■ DATA BLOCK
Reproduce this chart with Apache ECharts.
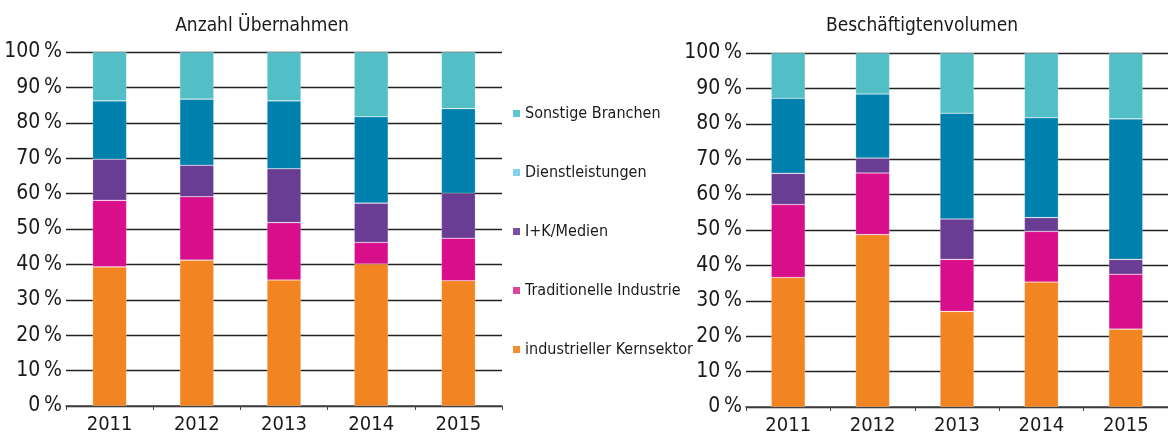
<!DOCTYPE html>
<html>
<head>
<meta charset="utf-8">
<script src="https://cdn.jsdelivr.net/npm/echarts@6/dist/echarts.min.js"></script>
<style>
html, body { margin: 0; padding: 0; background: #fff; }
#chart { width: 1168px; height: 439px; }
</style>
</head>
<body>
<div id="chart"></div>
<script>
var years = ["2011", "2012", "2013", "2014", "2015"];
var seriesNames = ["industrieller Kernsektor", "Traditionelle Industrie", "I+K/Medien", "Dienstleistungen", "Sonstige Branchen"];
var yTicks = ["0\u2009%", "10\u2009%", "20\u2009%", "30\u2009%", "40\u2009%", "50\u2009%", "60\u2009%", "70\u2009%", "80\u2009%", "90\u2009%", "100\u2009%"];

// Anzahl Übernahmen (Anteile in %)
var uebKern = [39.3, 41.2, 35.6, 40.1, 35.4];
var uebTrad = [18.8, 17.9, 16.2, 6.1, 12.0];
var uebIK = [11.6, 8.9, 15.2, 11.1, 12.7];
var uebDienst = [16.5, 18.7, 19.2, 24.4, 23.9];
var uebSonst = [13.8, 13.3, 13.8, 18.3, 16.0];

// Beschäftigtenvolumen (Anteile in %)
var besKern = [36.6, 48.7, 27.0, 35.3, 22.0];
var besTrad = [20.6, 17.4, 14.7, 14.3, 15.5];
var besIK = [8.8, 4.2, 11.4, 3.9, 4.2];
var besDienst = [21.2, 18.1, 29.9, 28.2, 39.7];
var besSonst = [12.8, 11.6, 17.0, 18.3, 18.6];

var barColors = ["#f28422", "#d90e8a", "#6a3d94", "#0080ad", "#52bec6"];
var legendColors = ["#f5902f", "#e0449a", "#7b4ea0", "#80d4f2", "#5bc8d0"];
var font = "'Liberation Sans Narrow', 'DejaVu Sans Condensed', 'Roboto', sans-serif";

var chart = echarts.init(document.getElementById("chart"));

function xAxis(idx) {
    return {
        type: "category",
        gridIndex: idx,
        data: years,
        axisLine: { lineStyle: { color: "#444", width: 1.5 } },
        axisTick: { show: true, length: 4, lineStyle: { color: "#444" } },
        axisLabel: { color: "#1a1a1a", fontSize: 20, fontFamily: font, margin: 9 },
        splitLine: { show: false }
    };
}
function yAxis(idx) {
    return {
        type: "value",
        gridIndex: idx,
        min: 0,
        max: 100,
        interval: 10,
        axisLine: { show: false },
        axisTick: { show: false },
        axisLabel: {
            color: "#1a1a1a", fontSize: 21, fontFamily: font, margin: 4,
            formatter: function (v) { return yTicks[v / 10]; }
        },
        splitLine: { lineStyle: { color: "#222", width: 1.3 } }
    };
}

var left = [uebKern, uebTrad, uebIK, uebDienst, uebSonst];
var right = [besKern, besTrad, besIK, besDienst, besSonst];
var series = [];
[left, right].forEach(function (set, g) {
    set.forEach(function (vals, i) {
        series.push({
            name: seriesNames[i],
            type: "bar",
            stack: "s" + g,
            xAxisIndex: g,
            yAxisIndex: g,
            barWidth: 34,
            data: vals,
            itemStyle: { color: barColors[i], borderColor: "rgba(255,255,255,0.35)", borderWidth: 0.6 },
            emphasis: { disabled: true }
        });
    });
});

var legendData = [];
for (var i = seriesNames.length - 1; i >= 0; i--) {
    legendData.push({ name: seriesNames[i], itemStyle: { color: legendColors[i], borderWidth: 0 } });
}

chart.setOption({
    animation: false,
    title: [
        { text: "Anzahl Übernahmen", left: 257, top: 12, textAlign: "center",
          textStyle: { fontSize: 19, fontWeight: "normal", color: "#1a1a1a", fontFamily: font } },
        { text: "Beschäftigtenvolumen", left: 917, top: 12, textAlign: "center",
          textStyle: { fontSize: 19, fontWeight: "normal", color: "#1a1a1a", fontFamily: font } }
    ],
    legend: {
        orient: "vertical",
        left: 508,
        top: 100,
        icon: "rect",
        itemWidth: 7,
        itemHeight: 7,
        itemGap: 42,
        selectedMode: false,
        data: legendData,
        textStyle: { fontSize: 16, lineHeight: 17, color: "#1a1a1a", fontFamily: font }
    },
    grid: [
        { left: 66, right: 1168 - 502, top: 52, bottom: 439 - 406 },
        { left: 746, right: -14, top: 53, bottom: 439 - 407 }
    ],
    xAxis: [xAxis(0), xAxis(1)],
    yAxis: [yAxis(0), yAxis(1)],
    series: series
});
</script>
</body>
</html>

■ SHORT EXERCISE
From start to finish, output the listing exactly, but omit its pictures.

■ TASK RESULT
Reproduce this chart with Apache ECharts.
<!DOCTYPE html>
<html>
<head>
<meta charset="utf-8">
<script src="https://cdn.jsdelivr.net/npm/echarts@6/dist/echarts.min.js"></script>
<style>
html, body { margin: 0; padding: 0; background: #fff; }
#chart { width: 1168px; height: 439px; }
</style>
</head>
<body>
<div id="chart"></div>
<script>
var years = ["2011", "2012", "2013", "2014", "2015"];
var seriesNames = ["industrieller Kernsektor", "Traditionelle Industrie", "I+K/Medien", "Dienstleistungen", "Sonstige Branchen"];
var yTicks = ["0\u2009%", "10\u2009%", "20\u2009%", "30\u2009%", "40\u2009%", "50\u2009%", "60\u2009%", "70\u2009%", "80\u2009%", "90\u2009%", "100\u2009%"];

// Anzahl Übernahmen (Anteile in %)
var uebKern = [39.3, 41.2, 35.6, 40.1, 35.4];
var uebTrad = [18.8, 17.9, 16.2, 6.1, 12.0];
var uebIK = [11.6, 8.9, 15.2, 11.1, 12.7];
var uebDienst = [16.5, 18.7, 19.2, 24.4, 23.9];
var uebSonst = [13.8, 13.3, 13.8, 18.3, 16.0];

// Beschäftigtenvolumen (Anteile in %)
var besKern = [36.6, 48.7, 27.0, 35.3, 22.0];
var besTrad = [20.6, 17.4, 14.7, 14.3, 15.5];
var besIK = [8.8, 4.2, 11.4, 3.9, 4.2];
var besDienst = [21.2, 18.1, 29.9, 28.2, 39.7];
var besSonst = [12.8, 11.6, 17.0, 18.3, 18.6];

var barColors = ["#f28422", "#d90e8a", "#6a3d94", "#0080ad", "#52bec6"];
var legendColors = ["#f5902f", "#e0449a", "#7b4ea0", "#80d4f2", "#5bc8d0"];
var font = "'Liberation Sans Narrow', 'DejaVu Sans Condensed', 'Roboto', sans-serif";

var chart = echarts.init(document.getElementById("chart"));

function xAxis(idx) {
    return {
        type: "category",
        gridIndex: idx,
        data: years,
        axisLine: { lineStyle: { color: "#444", width: 1.5 } },
        axisTick: { show: true, length: 4, lineStyle: { color: "#444" } },
        axisLabel: { color: "#1a1a1a", fontSize: 20, fontFamily: font, margin: 9 },
        splitLine: { show: false }
    };
}
function yAxis(idx) {
    return {
        type: "value",
        gridIndex: idx,
        min: 0,
        max: 100,
        interval: 10,
        axisLine: { show: false },
        axisTick: { show: false },
        axisLabel: {
            color: "#1a1a1a", fontSize: 21, fontFamily: font, margin: 4,
            formatter: function (v) { return yTicks[v / 10]; }
        },
        splitLine: { lineStyle: { color: "#222", width: 1.3 } }
    };
}

var left = [uebKern, uebTrad, uebIK, uebDienst, uebSonst];
var right = [besKern, besTrad, besIK, besDienst, besSonst];
var series = [];
[left, right].forEach(function (set, g) {
    set.forEach(function (vals, i) {
        series.push({
            name: seriesNames[i],
            type: "bar",
            stack: "s" + g,
            xAxisIndex: g,
            yAxisIndex: g,
            barWidth: 34,
            data: vals,
            itemStyle: { color: barColors[i], borderColor: "rgba(255,255,255,0.35)", borderWidth: 0.6 },
            emphasis: { disabled: true }
        });
    });
});

var legendData = [];
for (var i = seriesNames.length - 1; i >= 0; i--) {
    legendData.push({ name: seriesNames[i], itemStyle: { color: legendColors[i], borderWidth: 0 } });
}

chart.setOption({
    animation: false,
    title: [
        { text: "Anzahl Übernahmen", left: 257, top: 12, textAlign: "center",
          textStyle: { fontSize: 19, fontWeight: "normal", color: "#1a1a1a", fontFamily: font } },
        { text: "Beschäftigtenvolumen", left: 917, top: 12, textAlign: "center",
          textStyle: { fontSize: 19, fontWeight: "normal", color: "#1a1a1a", fontFamily: font } }
    ],
    legend: {
        orient: "vertical",
        left: 508,
        top: 100,
        icon: "rect",
        itemWidth: 7,
        itemHeight: 7,
        itemGap: 42,
        selectedMode: false,
        data: legendData,
        textStyle: { fontSize: 16, lineHeight: 17, color: "#1a1a1a", fontFamily: font }
    },
    grid: [
        { left: 66, right: 1168 - 502, top: 52, bottom: 439 - 406 },
        { left: 746, right: -14, top: 53, bottom: 439 - 407 }
    ],
    xAxis: [xAxis(0), xAxis(1)],
    yAxis: [yAxis(0), yAxis(1)],
    series: series
});
</script>
</body>
</html>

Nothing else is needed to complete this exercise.